Toyota increases profits, raises full-year forecast
Japanese car giant Toyota Tuesday reported a rise in first-half net profit and raised its forecast for the whole year, citing a cheaper yen and cost-cutting efforts.
Japan’s number-one carmaker said its net profit rose 13.2 percent to 1.07 trillion yen ($9.4 billion) for the six months to September on sales of 14.2 trillion yen, up 8.6 percent.
The Prius maker now expects to bank a net profit of 1.95 trillion yen for the fiscal year to March 2018, up from an earlier estimate of 1.75 trillion yen.
During the previous fiscal year, Toyota suffered its first drop in annual profit for five years, which it blamed on the cost of customer incentives in the key US market.
Toyota said operating profit from its domestic and European markets showed moderate gains for the first half. But operating profit from North America fell by more than half due to a decline in sales and swelling incentives.
“Toyota has benefited from a weak yen, but growing incentives in North America have pressured its profit,” said Satoru Takada, an analyst at TIW, a Tokyo-based research and consulting firm.
“Foreign exchange will remain a decisive factor for the second half,” Takada told AFP before the announcement.
The level of Japan’s currency against the dollar and other units is a key factor in Toyota’s competitiveness abroad and in the value of profits it earns abroad.
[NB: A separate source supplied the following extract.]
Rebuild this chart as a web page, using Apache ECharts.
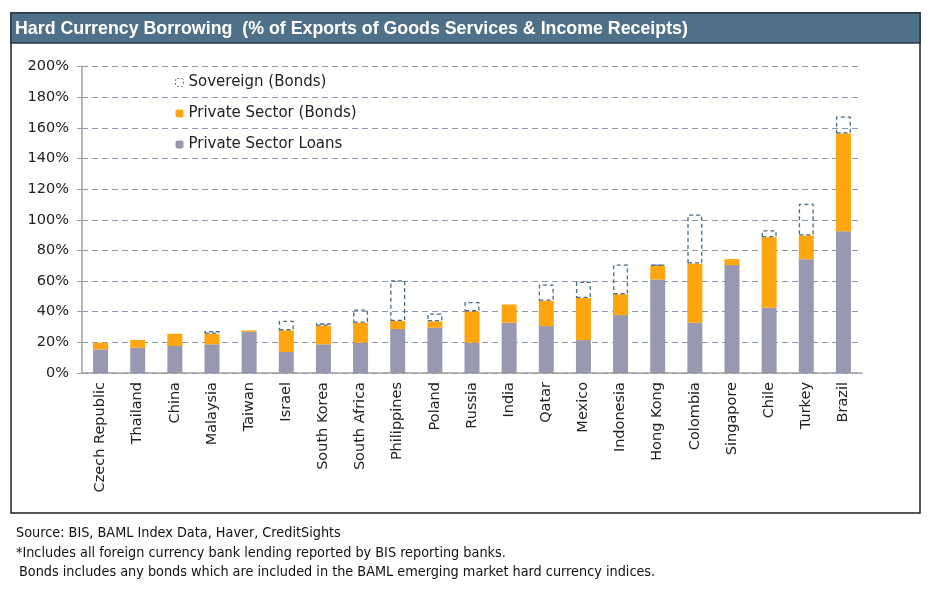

The yen has moved sharply in recent years, surging after Britain’s shock vote to exit the European Union boosted demand for the safe-haven currency.
The trend briefly reversed course after Donald Trump’s November US presidential election victory boosted the dollar against the yen and other currencies.
Without forex tailwinds, Toyota could have seen its operation profits fall further, said Osamu Nagata, Toyota executive vice president.
North American motorists continue flocking to buy pick-up trucks and SUVs, while the prices of used sedans continue to slip, he said.
“There are many things we must do,” such as reducing incentives in the US market, he said, but added the business environment stayed “tough” as raw materials were also at high levels.
Japan’s auto industry is facing uncertainty over Trump’s drive to support US firms over foreign imports, a stance that has raised fears of a global trade war.
Trump has targeted Toyota with strong criticism of its ongoing project to build a new factory in Mexico, threatening it with painful tariffs.
The US leader, who left Japan for South Korea earlier Tuesday after winding up the first leg of his Asian tour, lashed out at the US trade relationship with Japan while in Tokyo.
“We want fair and open trade but right now, our trade with Japan is not fair and open,” Trump told business leaders on Monday.
Toyota senior executive Nobuhiko Murakami kept mum on Trump’s remarks, saying such an issue and views have existed “for a long time” and his firm has no comment on the subject or US policies now.
Last week Honda Motor revved up its annual profit outlook on strong motorcycle sales and a lower yen, but the more upbeat figures still represented a drop from the previous year.
Nissan is scheduled to report its first-half results on Wednesday after it suspended all domestic production due to an inspection scandal.
The firm restarted production on Tuesday after apologising to its customers.